In a subtle warning to Pakistan, US spokesperson also highlighted need to ‘prevent cross-border terrorism’.
New Delhi: US State Department spokesperson on Thursday said that the US is keeping a close watch on the situation in Jammu and Kashmir and continues to be “very concerned by reports of detentions and the continued restrictions of the residents of the region,” reported NDTV. This comes barely days after India categorically stated that issues between Pakistan and India are strictly bilateral.
"We urge respect for human rights, compliance with legal procedures, and an inclusive dialogue with those affected," he added.
In a subtle warning to Pakistan, he also highlighted the need to "maintain peace and stability along the Line of Control and to prevent cross-border terrorism".

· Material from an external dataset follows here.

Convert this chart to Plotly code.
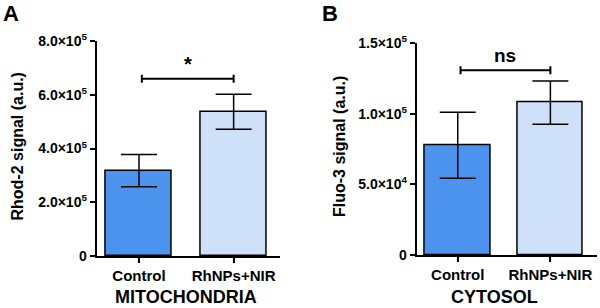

"We welcome Prime Minister Modi's statement that Jammu and Kashmir will soon return to a normal political status... We continue to support direct dialogue between India and Pakistan on Kashmir and other issues of concern," the spokesperson added.
Three days ago, US President Donald Trump had discussed Jammu and Kashmir "at great length" with Prime Minister Narendra Modi on the sidelines of the G7 summit at Biarritz in France.
During the discussion, PM Modi had stressed that India and Pakistan were one before 1947 and all issues between the two were bilateral -- categorically rejecting any third party mediation.
"There are many bilateral issues between India and Pakistan, and we don't want to trouble any third country. We can discuss and resolve these issues bilaterally," PM Modi had said.
President Trump at the G7 summit had said, "The Prime Minister really feels that he has the situation under control... I have very good relationship with both the gentlemen (PM Modi and Imran Khan) and I'm here. I think they can do it (resolve the issue) themselves".
On Tuesday, Pakistan wrote to the United Nations, flagging what it called "massive violations of International Human Rights Law" in Jammu and Kashmir. "The letter is not worth the paper it is written on," the foreign ministry has responded.